Rowen Slams Chancellor's Pre-Budget Report

December 10, 2009 12:00 AM

Putting Rochdale FIRST! Paul Rowen MPPaul Rowen, MP for Rochdale, has criticised the Chancellor's Pre-Budget Report for being full of political posturing rather than a coherent plan for economic recovery. The Pre-Budget Report was published yesterday by Alistair Darling.

The Chancellor has used far-fetched growth forecasts to back up public spending plans. We need public spending to lift us out of recession, but it is irresponsible to announce increased spending for 2011-12, 2012-13 and 2013-14, taking us far outside of our economic means.
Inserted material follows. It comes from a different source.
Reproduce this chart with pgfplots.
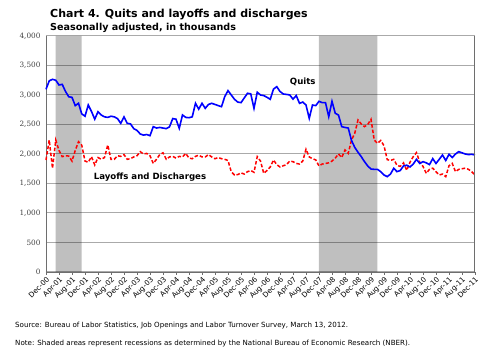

The Chancellor also proposed a 0.5% increase in National Insurance, on top of the 0.5% increase announced last April, which amounts to a 2% increase in tax on workers. A 1% increase in National Insurance on employees means that by 2011/12 people earning over £7,000 will pay 32% tax on their income.

The much trailed bankers bonus tax levied on bonuses over £25,000 until April 2010 is a token gesture, and is wide open for tax avoidance. It will only raise around £500million out of the £5billion worth of bonuses expected to be paid this year.

The Government have announced a 1% public sector pay cap for two years starting in 2011. With inflation predicted to be at least 2.5% next year and 3.5% in the following year, this will amount to a real terms pay cut for public sector employees.

Paul Rowen said: "Alistair Darling couldn't face up to the hard decisions needed to get this country back on the road to recovery. Instead, he used far-fetched growth figures to back up proposals that were more in line with an election manifesto. We need a Chancellor who is honest and realistic about tackling the structural deficit and balancing the books.

Rather than making things fairer for the people of this country, these proposals will hit people on low and middle incomes. The Government's plan will hit the poorest the hardest, while some one on £15,000 will only see their pay rise by £150 some one on £150,000 will see their pay increase £1,500."